Brentwood Home Page: Williamson County Not "Immune" to Human Sex Trafficking

Just five months into 2015, authorities report there have been two human trafficking stings in Williamson County, with 10 arrests and five victims rescued.

Four of those arrested lived in Brentwood and three resided in Franklin -- now all face some varying charge related to human sex trafficking and prostitution.

But police say when the suspects weren't involved in forcing women to have sex for money, they appeared regular members of the community; shopping at the same grocery stores, eating at the same restaurants and living in the same neighborhoods.

The incidents, which occurred in February and May, happened in places residents pass daily: one at a local Brentwood hotel in the busy Maryland Farms office district, and the other at two massage parlors in Franklin, one across the street from a high school.

And of course, there are those who use such "services" and perpetuate the demand for women to be forced into sexual slavery. As part of the most recent sting, a pastor who is an expectant father, an Army lieutenant and a small business owner were arrested in Clarksville.

It's these unsettling details that Ondrea Johnson, director of education for End Slavery TN, said bring home the threat and presence of the illegal exploitation of women and children across the country for the purpose of forced sex work -- a $32 billion annual industry involving an estimated 4.5 billion victims globally.

Johnson, a Franklin resident, said when people live in an affluent county with low crime rates, it's sometimes easy to think those things don't affect your community.

"I do think we tend, as Williamson County residents, to feel like we are somehow protected from some of the ugliness that goes on in the world," Johnson said. "But the reality is there is human trafficking happening in our county. It's not something that just happens down the road."

Johnson said Nashville has quickly become one of the country's largest hubs of human trafficking because the city is centrally located with interstates in all directions, plus the fact there's a good deal of tourism - a market human traffickers want.

"Human trafficking and sex slavery in Tennessee is more common than previously believed possible," Tennessee Bureau of Investigation Director Mark Gwynn has said previously. "In fact, results show that human trafficking is a larger problem in our state than gangs ... involving more counties."

However, Johnson said a sliver of good news is 36 news laws have been adopted over the past four years to combat the sex trade, making Tennessee the second strictest state in terms of stringent laws against human trafficking.

Some of those initiatives include more special agents, the allowance of electronic wiretapping, increased jail time for violators, more protection for victims and efforts to tackle the larger problem of the wide network of trafficking.

But with these great strides in legislation, Johnson said there is still so much more work to be done, most of which is the treatment and care for the victims who come out of sex ring.

And that's where End Slavery TN comes in.
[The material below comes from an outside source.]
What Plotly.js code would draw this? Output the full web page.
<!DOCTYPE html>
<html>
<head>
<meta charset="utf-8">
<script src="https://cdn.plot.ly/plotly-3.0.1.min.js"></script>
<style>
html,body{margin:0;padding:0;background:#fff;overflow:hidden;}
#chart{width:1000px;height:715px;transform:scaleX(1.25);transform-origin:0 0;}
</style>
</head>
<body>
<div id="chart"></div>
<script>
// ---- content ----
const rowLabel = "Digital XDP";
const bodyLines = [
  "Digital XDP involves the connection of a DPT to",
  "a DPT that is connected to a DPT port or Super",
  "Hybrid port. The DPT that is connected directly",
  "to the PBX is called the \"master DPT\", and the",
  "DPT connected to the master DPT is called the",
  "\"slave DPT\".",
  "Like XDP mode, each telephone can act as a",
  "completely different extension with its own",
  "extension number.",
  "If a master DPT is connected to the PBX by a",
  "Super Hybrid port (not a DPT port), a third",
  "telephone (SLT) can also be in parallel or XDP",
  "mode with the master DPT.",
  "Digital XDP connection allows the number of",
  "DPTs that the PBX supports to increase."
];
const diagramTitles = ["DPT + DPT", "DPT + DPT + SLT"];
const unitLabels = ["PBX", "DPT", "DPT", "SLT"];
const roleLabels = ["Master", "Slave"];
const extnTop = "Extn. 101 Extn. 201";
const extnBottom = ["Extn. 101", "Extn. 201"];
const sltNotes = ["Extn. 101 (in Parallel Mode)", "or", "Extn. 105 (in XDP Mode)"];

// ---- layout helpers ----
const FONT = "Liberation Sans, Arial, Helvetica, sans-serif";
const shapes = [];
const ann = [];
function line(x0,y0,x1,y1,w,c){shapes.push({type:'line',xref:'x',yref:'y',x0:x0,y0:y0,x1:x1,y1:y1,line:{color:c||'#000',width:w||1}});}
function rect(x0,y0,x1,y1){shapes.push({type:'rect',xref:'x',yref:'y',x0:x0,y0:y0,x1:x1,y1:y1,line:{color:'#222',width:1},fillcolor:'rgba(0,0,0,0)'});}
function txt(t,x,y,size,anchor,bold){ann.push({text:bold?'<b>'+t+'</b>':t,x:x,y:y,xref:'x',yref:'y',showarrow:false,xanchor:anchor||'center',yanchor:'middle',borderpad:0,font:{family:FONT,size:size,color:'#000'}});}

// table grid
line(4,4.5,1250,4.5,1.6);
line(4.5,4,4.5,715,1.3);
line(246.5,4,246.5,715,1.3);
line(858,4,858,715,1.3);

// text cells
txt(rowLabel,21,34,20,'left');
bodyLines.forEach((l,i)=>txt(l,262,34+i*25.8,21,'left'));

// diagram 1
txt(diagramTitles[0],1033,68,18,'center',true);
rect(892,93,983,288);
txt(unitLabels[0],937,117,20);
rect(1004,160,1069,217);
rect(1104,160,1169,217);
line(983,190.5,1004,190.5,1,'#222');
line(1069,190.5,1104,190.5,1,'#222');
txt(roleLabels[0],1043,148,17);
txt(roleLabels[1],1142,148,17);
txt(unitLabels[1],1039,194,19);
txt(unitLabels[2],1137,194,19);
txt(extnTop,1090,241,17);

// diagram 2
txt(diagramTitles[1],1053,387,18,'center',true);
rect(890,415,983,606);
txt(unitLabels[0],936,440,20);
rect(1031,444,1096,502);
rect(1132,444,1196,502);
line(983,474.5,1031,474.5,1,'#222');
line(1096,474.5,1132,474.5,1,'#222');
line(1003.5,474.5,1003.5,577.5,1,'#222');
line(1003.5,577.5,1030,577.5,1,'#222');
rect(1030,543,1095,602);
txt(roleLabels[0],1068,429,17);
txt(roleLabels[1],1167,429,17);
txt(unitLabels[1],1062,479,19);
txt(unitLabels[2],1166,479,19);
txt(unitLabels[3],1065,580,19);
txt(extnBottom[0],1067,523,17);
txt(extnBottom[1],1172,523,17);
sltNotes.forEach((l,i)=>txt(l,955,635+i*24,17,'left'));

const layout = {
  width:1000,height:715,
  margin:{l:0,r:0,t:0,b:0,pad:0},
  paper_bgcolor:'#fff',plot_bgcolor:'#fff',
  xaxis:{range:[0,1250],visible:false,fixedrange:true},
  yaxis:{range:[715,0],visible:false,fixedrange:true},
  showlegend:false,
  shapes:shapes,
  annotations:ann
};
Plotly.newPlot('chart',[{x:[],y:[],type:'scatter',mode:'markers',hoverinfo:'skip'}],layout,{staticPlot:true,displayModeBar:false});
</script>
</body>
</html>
It's a non-profit that not only helps victims, but also engages in a larger education program that advocates for the prevention of the illicit activity.

"We trained about 9,000 individuals last year to be able to identify victims, and to be able to confront the issue through things like youth education programs," Johnson said.
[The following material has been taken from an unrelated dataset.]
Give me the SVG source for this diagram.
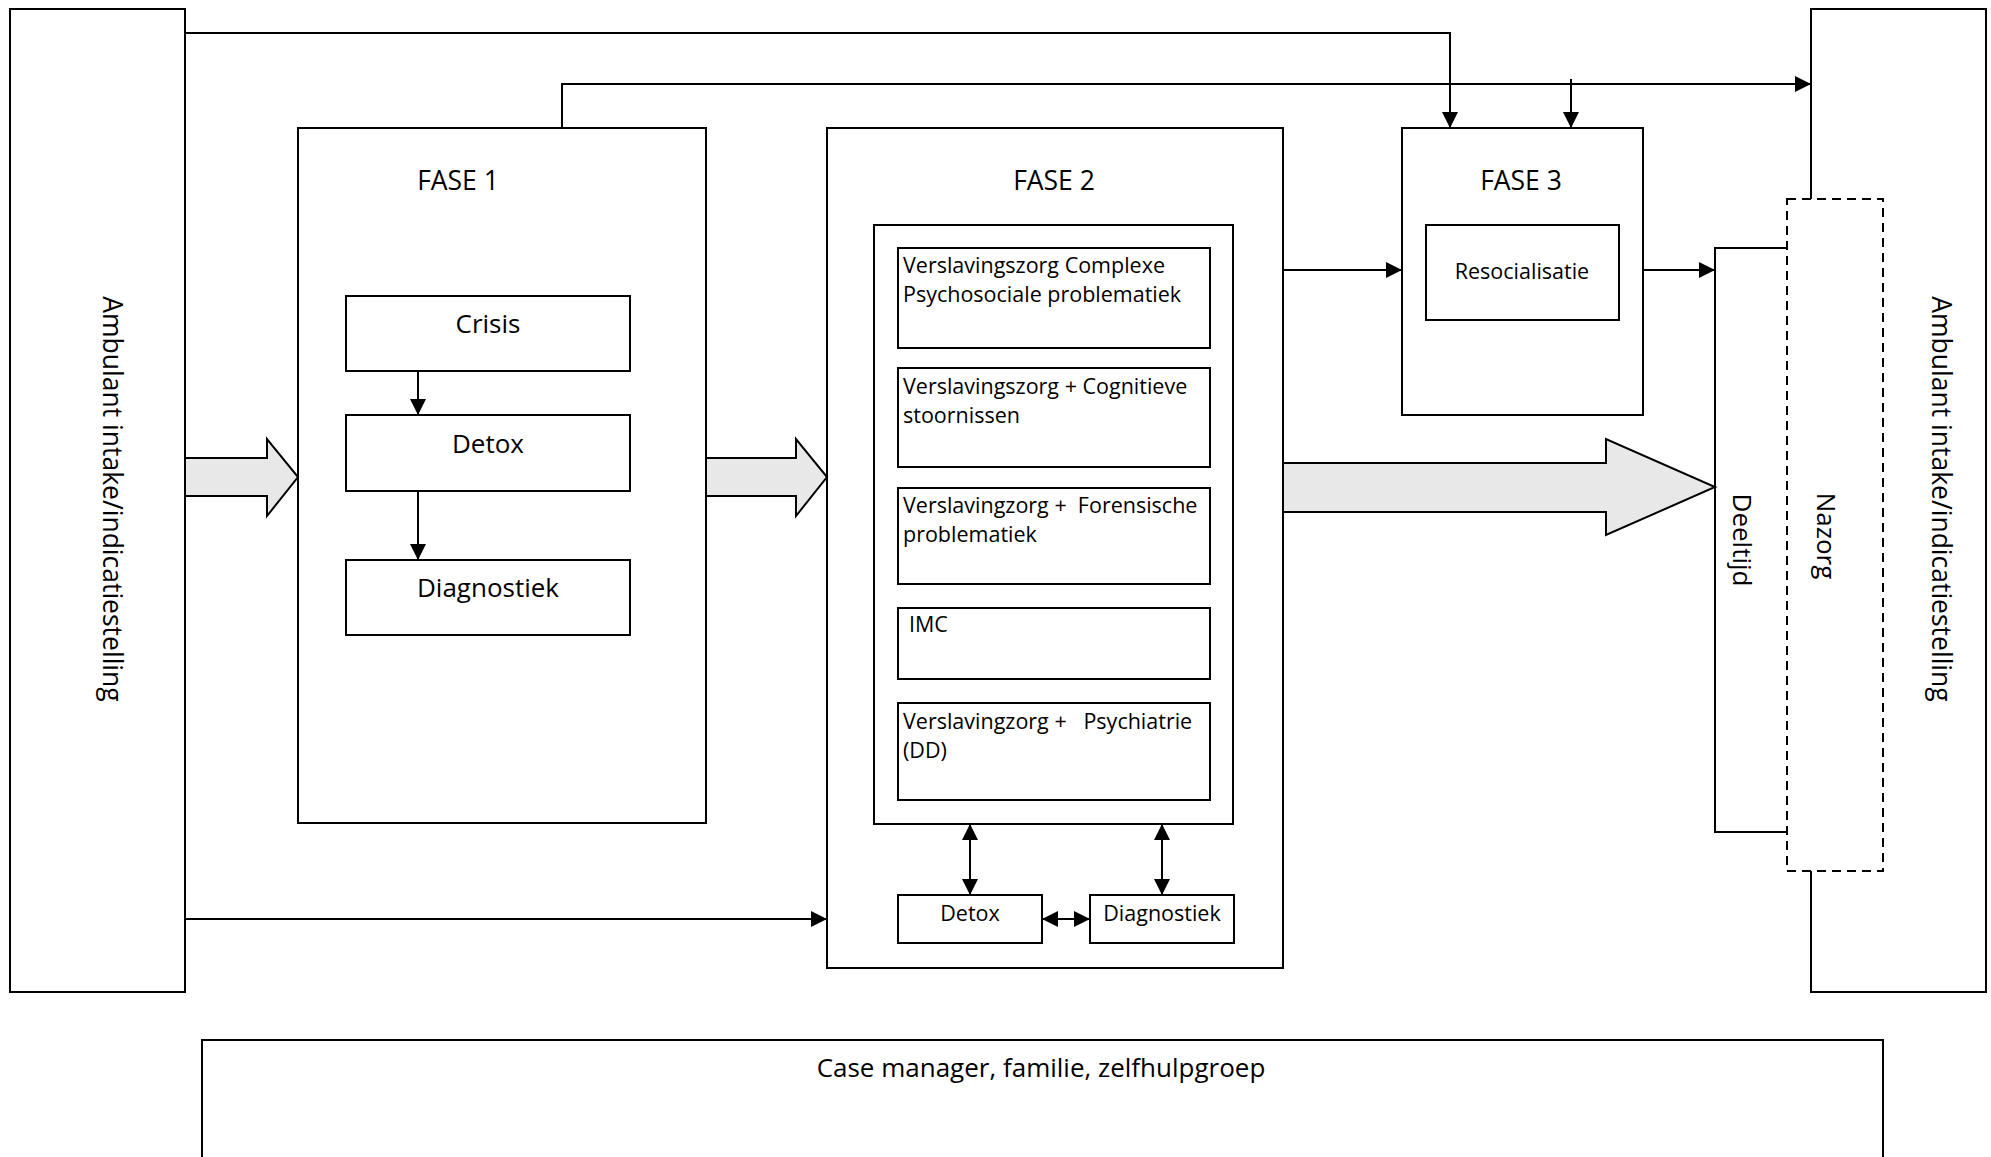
<svg xmlns="http://www.w3.org/2000/svg" width="1991" height="1157" viewBox="0 0 1991 1157">
<style>
.box{fill:#fff;stroke:#000;stroke-width:2}
.ln{fill:none;stroke:#000;stroke-width:2}
.blk{fill:#e8e8e8;stroke:#000;stroke-width:2;stroke-linejoin:miter}
.dash{fill:#fff;stroke:#000;stroke-width:2;stroke-dasharray:9 6}
text{font-family:"Open Sans","Noto Sans","Liberation Sans",sans-serif;fill:#000}
.t26{font-size:26px;text-anchor:middle}
.tf{font-size:26.5px;text-anchor:middle}
.t20{font-size:21.5px}
.t21c{font-size:21.5px;text-anchor:middle}
.t24{font-size:26px;text-anchor:middle}
.tr{font-size:26.5px;text-anchor:middle}
</style>
<defs>
<marker id="ah" markerUnits="userSpaceOnUse" markerWidth="16" markerHeight="16" refX="14" refY="7" orient="auto-start-reverse" viewBox="0 0 14 14">
<path d="M0,0 L14,7 L0,14 z" fill="#000"/>
</marker>
</defs>

<g id="left-intake">
<rect class="box" x="10" y="9" width="175" height="983"/>
<text class="tr" transform="translate(103,499) rotate(90)">Ambulant intake/indicatiestelling</text>
</g>

<g id="right-intake">
<rect class="box" x="1811" y="9" width="175" height="983"/>
<text class="tr" transform="translate(1932,499) rotate(90)">Ambulant intake/indicatiestelling</text>
</g>

<g id="deeltijd">
<path class="ln" d="M1787,248 H1715 V832 H1787"/>
<text class="t24" transform="translate(1733,540) rotate(90)">Deeltijd</text>
</g>

<g id="nazorg">
<rect class="dash" x="1787" y="199" width="96" height="672"/>
<text class="t24" transform="translate(1817,536) rotate(90)">Nazorg</text>
</g>

<g id="fase1">
<rect class="box" x="298" y="128" width="408" height="695"/>
<text class="tf" x="458" y="190">FASE 1</text>
</g>
<g id="crisis">
<rect class="box" x="346" y="296" width="284" height="75"/>
<text class="t26" x="488" y="333">Crisis</text>
</g>
<g id="detox1">
<rect class="box" x="346" y="415" width="284" height="76"/>
<text class="t26" x="488" y="453">Detox</text>
</g>
<g id="diagnostiek1">
<rect class="box" x="346" y="560" width="284" height="75"/>
<text class="t26" x="488" y="597">Diagnostiek</text>
</g>

<g id="fase2">
<rect class="box" x="827" y="128" width="456" height="840"/>
<text class="tf" x="1054" y="190">FASE 2</text>
<rect class="box" x="874" y="225" width="359" height="599"/>
</g>
<g id="vz-complex">
<rect class="box" x="898" y="248" width="312" height="100"/>
<text class="t20" x="903" y="273">Verslavingszorg Complexe</text>
<text class="t20" x="903" y="302">Psychosociale problematiek</text>
</g>
<g id="vz-cognitief">
<rect class="box" x="898" y="368" width="312" height="99"/>
<text class="t20" x="903" y="394">Verslavingszorg + Cognitieve</text>
<text class="t20" x="903" y="423">stoornissen</text>
</g>
<g id="vz-forensisch">
<rect class="box" x="898" y="488" width="312" height="96"/>
<text class="t20" x="903" y="513" xml:space="preserve">Verslavingzorg +  Forensische</text>
<text class="t20" x="903" y="542">problematiek</text>
</g>
<g id="imc">
<rect class="box" x="898" y="608" width="312" height="71"/>
<text class="t20" x="909" y="632">IMC</text>
</g>
<g id="vz-psychiatrie">
<rect class="box" x="898" y="703" width="312" height="97"/>
<text class="t20" x="903" y="729" xml:space="preserve">Verslavingzorg +   Psychiatrie</text>
<text class="t20" x="903" y="758">(DD)</text>
</g>
<g id="detox2">
<rect class="box" x="898" y="895" width="144" height="48"/>
<text class="t21c" x="970" y="921">Detox</text>
</g>
<g id="diagnostiek2">
<rect class="box" x="1090" y="895" width="144" height="48"/>
<text class="t21c" x="1162" y="921">Diagnostiek</text>
</g>

<g id="fase3">
<rect class="box" x="1402" y="128" width="241" height="287"/>
<text class="tf" x="1521" y="190">FASE 3</text>
</g>
<g id="resocialisatie">
<rect class="box" x="1426" y="225" width="193" height="95"/>
<text class="t21c" x="1522" y="279">Resocialisatie</text>
</g>

<g id="support">
<rect class="box" x="202" y="1040" width="1681" height="140"/>
<text class="t24" x="1041" y="1077">Case manager, familie, zelfhulpgroep</text>
</g>

<g id="connectors">
<polygon class="blk" points="185,458 267,458 267,439 298,477 267,516 267,496 185,496"/>
<polygon class="blk" points="706,458 796,458 796,439 827,477 796,516 796,496 706,496"/>
<polygon class="blk" points="1283,463 1606,463 1606,439 1715,487 1606,535 1606,512 1283,512"/>
<path class="ln" d="M185,33 H1450 V128" marker-end="url(#ah)"/>
<path class="ln" d="M562,128 V84 H1811" marker-end="url(#ah)"/>
<path class="ln" d="M1571,79 V128" marker-end="url(#ah)"/>
<path class="ln" d="M418,371 V415" marker-end="url(#ah)"/>
<path class="ln" d="M418,491 V560" marker-end="url(#ah)"/>
<path class="ln" d="M1283,270 H1402" marker-end="url(#ah)"/>
<path class="ln" d="M1643,270 H1715" marker-end="url(#ah)"/>
<path class="ln" d="M185,919 H827" marker-end="url(#ah)"/>
<path class="ln" d="M970,824 V895" marker-start="url(#ah)" marker-end="url(#ah)"/>
<path class="ln" d="M1162,824 V895" marker-start="url(#ah)" marker-end="url(#ah)"/>
<path class="ln" d="M1042,919 H1090" marker-start="url(#ah)" marker-end="url(#ah)"/>
</g>
</svg>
"But the biggest bulk of our focus is on after-care services for survivors of human trafficking."

After a sting occurs, investigators determine the identities of the perpetrators and the victims in a prostitution operation. Those deemed under forced control of traffickers are sent to be cared for by End Slavery TN and the many services it offers.

There, victims receive immediate needs, such as food, clothing and shelter, but also long-term services that include therapy, medical care and a safe house. Sadly, Johnson said, many of those in the non-profit's care are very young girls.

"The only number going down in human trafficking is the age of the victim," she said. The average age of victims is between 12-14. "That's drastically younger than what most people's perception is."

However, Johnson said there are ways to help. Now through Saturday, July 18, American Jewelry Company, in Brentwood's CityPark, will donate $1 for every customer who comes in for a jewelry cleaning.

Also, there is a 'Ride for Refuge' bike ride to raise money for the organization, and a luncheon in September that is End Slavery TN's largest fundraiser. Anyone interested in volunteering for the cause is encouraged to visit http://www.endslaverytn.org/join/

"No little girl or young woman steps out as a career goal to become a prostitute, and on some level, whether it's a last resort, a means of survival or they're under someone's control," Johnson said.

"And it really touches every demographic. The more you dig into it, the more you become aware there's really not a community that's immune to it."